» Exercise goal
Each record below is to be copied word for word, with pictures removed.

» Data for processing
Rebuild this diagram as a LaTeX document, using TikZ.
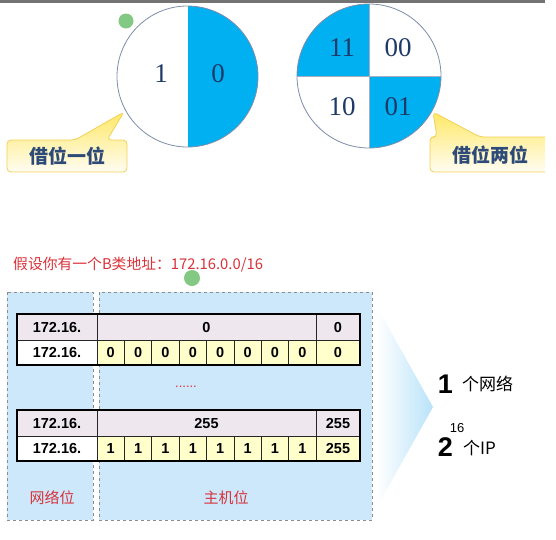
\documentclass[tikz,border=0pt]{standalone}
\usepackage{fontspec}
\setmainfont{Liberation Serif}
\newfontfamily\cjk{Noto Sans CJK SC}
\newfontfamily\arialf{Liberation Sans}
\definecolor{cblue}{HTML}{00B0F0}
\definecolor{cedge}{HTML}{7F8DAA}
\definecolor{numblue}{HTML}{1F3A68}
\definecolor{bgblue}{HTML}{CDE8FA}
\definecolor{rowgray}{HTML}{EEE8EE}
\definecolor{cellyel}{HTML}{FFFFCC}
\definecolor{redtxt}{HTML}{D9323A}
\definecolor{calloutedge}{HTML}{F3CF55}
\definecolor{calltop}{HTML}{FFE866}
\definecolor{callbot}{HTML}{FFFDF2}
\definecolor{dotgreen}{HTML}{6DBE6D}
\definecolor{callouttxt}{HTML}{2E4A78}
\tikzset{
  circnum/.style={text=numblue, font=\fontsize{27}{27}\selectfont, inner sep=0pt},
  calltext/.style={text=callouttxt, font=\cjk\bfseries\fontsize{19}{19}\selectfont, inner sep=0pt},
  callbox/.style={draw=calloutedge, line width=0.8pt, top color=calltop, bottom color=callbot, rounded corners=4pt},
  bgbox/.style={fill=bgblue, draw=gray!90, dashed, line width=0.8pt},
  cell/.style={font=\arialf\bfseries\fontsize{14.5}{14.5}\selectfont, inner sep=0pt},
  redlabel/.style={text=redtxt, font=\cjk\fontsize{15}{15}\selectfont, inner sep=0pt},
  bigdigit/.style={font=\arialf\bfseries\fontsize{27}{27}\selectfont, inner sep=0pt},
  sidetext/.style={font=\cjk\fontsize{17}{17}\selectfont, inner sep=0pt},
  greendot/.style={fill=dotgreen, opacity=0.85},
  innerline/.style={draw=black!85, line width=0.7pt},
}
\newcommand\iptable[5]{%
  \pgfmathsetmacro\ya{#2}\pgfmathsetmacro\yb{#2+26}\pgfmathsetmacro\yc{#2+51}
  \fill[rowgray] (17,\ya) rectangle (360,\yb);
  \fill[white] (17,\yb) rectangle (97,\yc);
  \fill[cellyel] (97,\yb) rectangle (360,\yc);
  \draw[innerline] (17,\yb) -- (360,\yb);
  \draw[innerline] (97,\ya) -- (97,\yc);
  \draw[innerline] (316,\ya) -- (316,\yc);
  \foreach \k in {1,...,7} {\draw[innerline] ({97+27.375*\k},\yb) -- ({97+27.375*\k},\yc);}
  \draw[black, line width=1.6pt] (17,\ya) rectangle (360,\yc);
  \node[cell] (#1n1) at (57,\ya+13) {172.16.};
  \node[cell] (#1n2) at (57,\yb+12.5) {172.16.};
  \node[cell] (#1m) at (206.5,\ya+13) {#3};
  \node[cell] (#1l1) at (338,\ya+13) {#5};
  \node[cell] (#1l2) at (338,\yb+12.5) {#5};
  \foreach \i in {0,...,7} {\node[cell] (#1b\i) at ({97+27.375*(\i+0.5)},\yb+12.5) {#4};}
}
\begin{document}
\begin{tikzpicture}[x=1pt,y=-1pt]
\useasboundingbox (0,0) rectangle (556,539);
% top line
\draw[black!55, line width=2.5pt] (0,1.25) -- (545,1.25);
% left circle
\begin{scope}
  \clip (187.5,76.5) circle (70.5);
  \fill[white] (117,6) rectangle (258,147);
  \fill[cblue] (187.5,0) rectangle (260,150);
\end{scope}
\draw[cedge, line width=0.8pt] (187.5,76.5) circle (70.5);
\node[circnum] (c1a) at (161,74) {1};
\node[circnum] (c1b) at (218,74) {0};
% right circle
\begin{scope}
  \clip (369,76) circle (72);
  \fill[white] (297,4) rectangle (441,148);
  \fill[cblue] (296,3) rectangle (369,76);
  \fill[cblue] (369,76) rectangle (442,149);
  \draw[cedge!70, line width=0.5pt] (296,76) -- (442,76);
  \draw[cedge!70, line width=0.5pt] (369,3) -- (369,149);
\end{scope}
\draw[cedge, line width=0.8pt] (369,76) circle (72);
\node[circnum] (c2a) at (342,48) {11};
\node[circnum] (c2b) at (398,48) {00};
\node[circnum] (c2c) at (342,107) {10};
\node[circnum] (c2d) at (398,107) {01};
% callouts
\path[callbox] (7,172) -- (7,140) -- (75,140) -- (124,112) -- (107,140) -- (127,140) -- (127,172) -- cycle;
\node[calltext] (call1) at (67,156.5) {借位一位};
\begin{scope}
  \clip (0,0) rectangle (545,539);
  \path[callbox] (430,172) -- (430,137) -- (437,137) -- (433,112) -- (480,137) -- (552,137) -- (552,172) -- cycle;
\end{scope}
\node[calltext] (call2) at (490,155) {借位两位};
% green dots
\fill[greendot] (126,21) circle (7.5);
\fill[greendot] (192,278) circle (8);
% title
\node[redlabel, anchor=west, font=\cjk\fontsize{14.8}{14.8}\selectfont] (title) at (13,265) {假设你有一个B类地址：172.16.0.0/16};
% background boxes
\path[bgbox] (7,292) rectangle (93,520);
\path[bgbox] (99,292) rectangle (372,520);
% tables
\iptable{ta}{314}{0}{0}{0}
\iptable{tb}{410}{255}{1}{255}
% dots
\node[text=redtxt, font=\arialf\fontsize{13}{13}\selectfont, inner sep=0pt] (dots) at (186,387) {......};
% labels
\node[redlabel] (netlbl) at (52,498) {网络位};
\node[redlabel] (hostlbl) at (226,498) {主机位};
% triangle
\shade[left color=white, right color=bgblue!90!cblue] (377,307) -- (433,407) -- (377,507) -- cycle;
% right texts
\node[bigdigit] (one) at (445.5,384) {1};
\node[sidetext, anchor=west] (net) at (462,384) {个网络};
\node[bigdigit] (two) at (445.5,447) {2};
\node[font=\arialf\fontsize{13}{13}\selectfont, inner sep=0pt] (sup16) at (457,428) {16};
\node[sidetext, anchor=west] (ips) at (463,448) {个IP};
\end{tikzpicture}
\end{document}
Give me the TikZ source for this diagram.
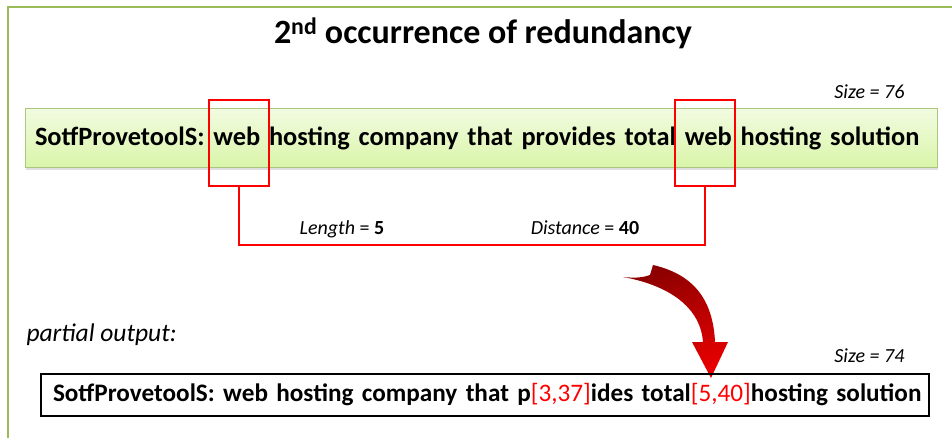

» Answer in full
Rebuild this diagram as a LaTeX document, using TikZ.
\documentclass[tikz,border=0pt]{standalone}
\usepackage{fontspec}
\setmainfont{Liberation Serif}
\newfontfamily\cjk{Noto Sans CJK SC}
\newfontfamily\arialf{Liberation Sans}
\definecolor{cblue}{HTML}{00B0F0}
\definecolor{cedge}{HTML}{7F8DAA}
\definecolor{numblue}{HTML}{1F3A68}
\definecolor{bgblue}{HTML}{CDE8FA}
\definecolor{rowgray}{HTML}{EEE8EE}
\definecolor{cellyel}{HTML}{FFFFCC}
\definecolor{redtxt}{HTML}{D9323A}
\definecolor{calloutedge}{HTML}{F3CF55}
\definecolor{calltop}{HTML}{FFE866}
\definecolor{callbot}{HTML}{FFFDF2}
\definecolor{dotgreen}{HTML}{6DBE6D}
\definecolor{callouttxt}{HTML}{2E4A78}
\tikzset{
  circnum/.style={text=numblue, font=\fontsize{27}{27}\selectfont, inner sep=0pt},
  calltext/.style={text=callouttxt, font=\cjk\bfseries\fontsize{19}{19}\selectfont, inner sep=0pt},
  callbox/.style={draw=calloutedge, line width=0.8pt, top color=calltop, bottom color=callbot, rounded corners=4pt},
  bgbox/.style={fill=bgblue, draw=gray!90, dashed, line width=0.8pt},
  cell/.style={font=\arialf\bfseries\fontsize{14.5}{14.5}\selectfont, inner sep=0pt},
  redlabel/.style={text=redtxt, font=\cjk\fontsize{15}{15}\selectfont, inner sep=0pt},
  bigdigit/.style={font=\arialf\bfseries\fontsize{27}{27}\selectfont, inner sep=0pt},
  sidetext/.style={font=\cjk\fontsize{17}{17}\selectfont, inner sep=0pt},
  greendot/.style={fill=dotgreen, opacity=0.85},
  innerline/.style={draw=black!85, line width=0.7pt},
}
\newcommand\iptable[5]{%
  \pgfmathsetmacro\ya{#2}\pgfmathsetmacro\yb{#2+26}\pgfmathsetmacro\yc{#2+51}
  \fill[rowgray] (17,\ya) rectangle (360,\yb);
  \fill[white] (17,\yb) rectangle (97,\yc);
  \fill[cellyel] (97,\yb) rectangle (360,\yc);
  \draw[innerline] (17,\yb) -- (360,\yb);
  \draw[innerline] (97,\ya) -- (97,\yc);
  \draw[innerline] (316,\ya) -- (316,\yc);
  \foreach \k in {1,...,7} {\draw[innerline] ({97+27.375*\k},\yb) -- ({97+27.375*\k},\yc);}
  \draw[black, line width=1.6pt] (17,\ya) rectangle (360,\yc);
  \node[cell] (#1n1) at (57,\ya+13) {172.16.};
  \node[cell] (#1n2) at (57,\yb+12.5) {172.16.};
  \node[cell] (#1m) at (206.5,\ya+13) {#3};
  \node[cell] (#1l1) at (338,\ya+13) {#5};
  \node[cell] (#1l2) at (338,\yb+12.5) {#5};
  \foreach \i in {0,...,7} {\node[cell] (#1b\i) at ({97+27.375*(\i+0.5)},\yb+12.5) {#4};}
}
\begin{document}
\begin{tikzpicture}[x=1pt,y=-1pt]
\useasboundingbox (0,0) rectangle (556,539);
% top line
\draw[black!55, line width=2.5pt] (0,1.25) -- (545,1.25);
% left circle
\begin{scope}
  \clip (187.5,76.5) circle (70.5);
  \fill[white] (117,6) rectangle (258,147);
  \fill[cblue] (187.5,0) rectangle (260,150);
\end{scope}
\draw[cedge, line width=0.8pt] (187.5,76.5) circle (70.5);
\node[circnum] (c1a) at (161,74) {1};
\node[circnum] (c1b) at (218,74) {0};
% right circle
\begin{scope}
  \clip (369,76) circle (72);
  \fill[white] (297,4) rectangle (441,148);
  \fill[cblue] (296,3) rectangle (369,76);
  \fill[cblue] (369,76) rectangle (442,149);
  \draw[cedge!70, line width=0.5pt] (296,76) -- (442,76);
  \draw[cedge!70, line width=0.5pt] (369,3) -- (369,149);
\end{scope}
\draw[cedge, line width=0.8pt] (369,76) circle (72);
\node[circnum] (c2a) at (342,48) {11};
\node[circnum] (c2b) at (398,48) {00};
\node[circnum] (c2c) at (342,107) {10};
\node[circnum] (c2d) at (398,107) {01};
% callouts
\path[callbox] (7,172) -- (7,140) -- (75,140) -- (124,112) -- (107,140) -- (127,140) -- (127,172) -- cycle;
\node[calltext] (call1) at (67,156.5) {借位一位};
\begin{scope}
  \clip (0,0) rectangle (545,539);
  \path[callbox] (430,172) -- (430,137) -- (437,137) -- (433,112) -- (480,137) -- (552,137) -- (552,172) -- cycle;
\end{scope}
\node[calltext] (call2) at (490,155) {借位两位};
% green dots
\fill[greendot] (126,21) circle (7.5);
\fill[greendot] (192,278) circle (8);
% title
\node[redlabel, anchor=west, font=\cjk\fontsize{14.8}{14.8}\selectfont] (title) at (13,265) {假设你有一个B类地址：172.16.0.0/16};
% background boxes
\path[bgbox] (7,292) rectangle (93,520);
\path[bgbox] (99,292) rectangle (372,520);
% tables
\iptable{ta}{314}{0}{0}{0}
\iptable{tb}{410}{255}{1}{255}
% dots
\node[text=redtxt, font=\arialf\fontsize{13}{13}\selectfont, inner sep=0pt] (dots) at (186,387) {......};
% labels
\node[redlabel] (netlbl) at (52,498) {网络位};
\node[redlabel] (hostlbl) at (226,498) {主机位};
% triangle
\shade[left color=white, right color=bgblue!90!cblue] (377,307) -- (433,407) -- (377,507) -- cycle;
% right texts
\node[bigdigit] (one) at (445.5,384) {1};
\node[sidetext, anchor=west] (net) at (462,384) {个网络};
\node[bigdigit] (two) at (445.5,447) {2};
\node[font=\arialf\fontsize{13}{13}\selectfont, inner sep=0pt] (sup16) at (457,428) {16};
\node[sidetext, anchor=west] (ips) at (463,448) {个IP};
\end{tikzpicture}
\end{document}
Give me the TikZ source for this diagram.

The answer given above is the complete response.